Tiling is a technique based on matrix partition, each block is called a tile.

With tiling, `matmul`:
* computation can be performed in parallel, a domain where GPUs excels;
* global memory (GM) access are limited, GM access being the GPU bottleneck (compared to computation).


In [1]:
import torch

M, N, K = 15, 9, 12

A = torch.rand((M, K))
B = torch.rand((K, N))

# Simple matmul with tiling

Simple example showing how we can perform a `matmul` through tiling.

Basic introduction to the subject can be found here:

* https://docs.nvidia.com/deeplearning/performance/dl-performance-matrix-multiplication/index.html
* https://penny-xu.github.io/blog/tiled-matrix-multiplication

Parallelization can be applied at each `M` and `N` for loop levels.
However, best use of global memory access requires to be a bit smarter.
Check our dedicated explanation in tutorials.

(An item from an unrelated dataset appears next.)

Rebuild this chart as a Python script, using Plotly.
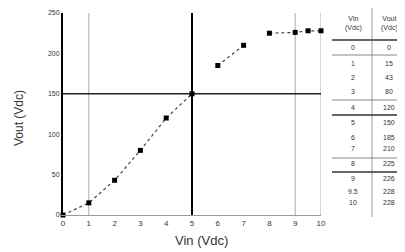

Values used below are a arbitrary and small to be printable if needed.
Rule of thumb in defining tile shape is:
* large tile size increase data reuse, but decrease thread-level parallelism;
* small tile size increase thread-level parallelism but reduce data reuse.

In [2]:
# for simplification tile shapes are all multiple of matrix shapes
# otherwise we would need to check matrix bounds and mask out of bounds values by 0s in tiles
block_M, block_N, block_K = M // 3, N // 3, K // 2

output = torch.zeros((M, N))
total_load = 0
total_write = 0

for index_M in range(0, M, block_M):
    start_M = index_M
    end_M = index_M + block_M

    for index_N in range(0, N, block_N):
        start_N = index_N
        end_N = index_N + block_N
        accumulator = torch.zeros((block_M, block_N))
        for index_K in range(0, K, block_K):
            start_K = index_K
            end_K = index_K + block_K

            tile_A = A[start_M:end_M, start_K:end_K]
            total_load += tile_A.numel()
            tile_B = B[start_K:end_K, start_N:end_N]
            total_load += tile_B.numel()
            # @ means matmul in numpy and pytorch
            accumulator += tile_A @ tile_B
        output[start_M:end_M, start_N:end_N] = accumulator
        total_write += accumulator.numel()

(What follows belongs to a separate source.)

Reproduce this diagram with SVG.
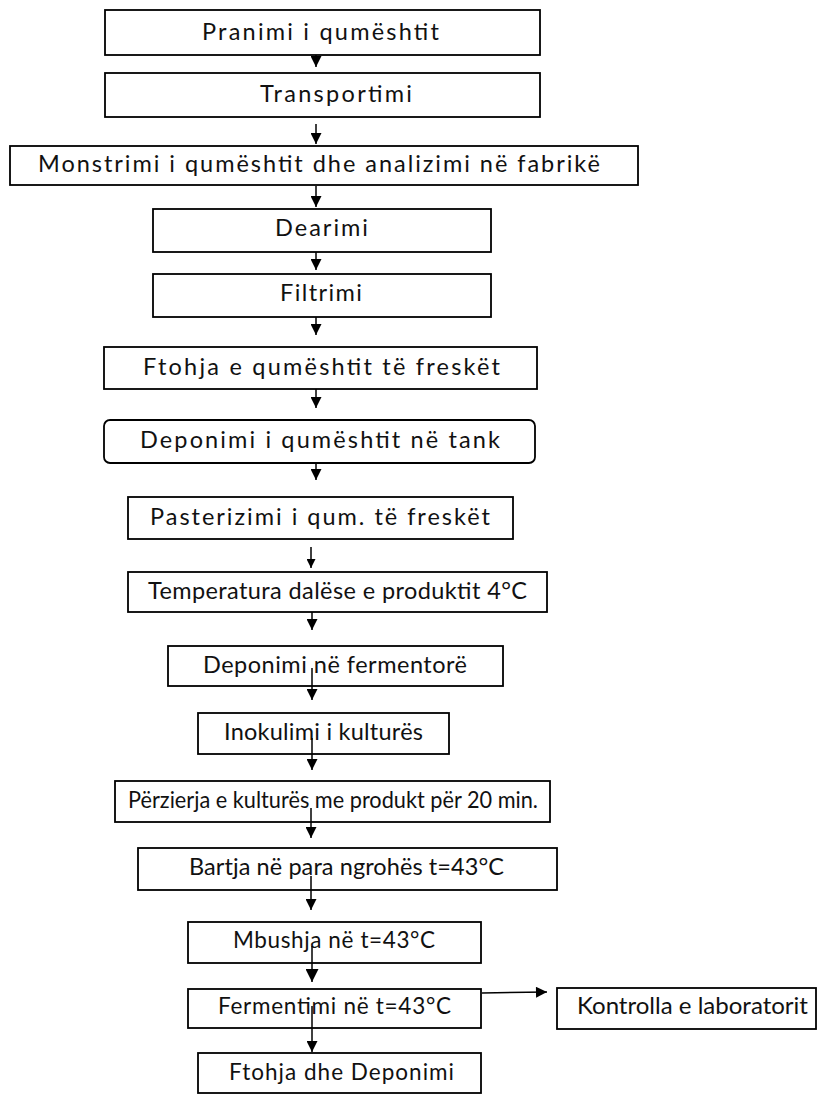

assert torch.allclose(output, A @ B)
print("total load from GM:", total_load)
print("total write to GM:", total_write)

total load from GM: 864
total write to GM: 135


In the code above, we have tracked the quantity of global memory (GPU DRAM) load and write.
Guessing the quantity of data written is quite obvious, it's the number of elements inside the output matrix, so
`MxN`.

In [3]:
M * N

135

Regarding the loading, it is: (tile A shape + tile B shape) repeated on each `M`, `N`, `K` axis.

In [4]:
((block_M * block_K) + (block_K * block_N)) * (K / block_K) * (N / block_N) * (M / block_M)

864.0

You can note that if you make `block_N` and `block_M` smaller, it will increase the number of readings.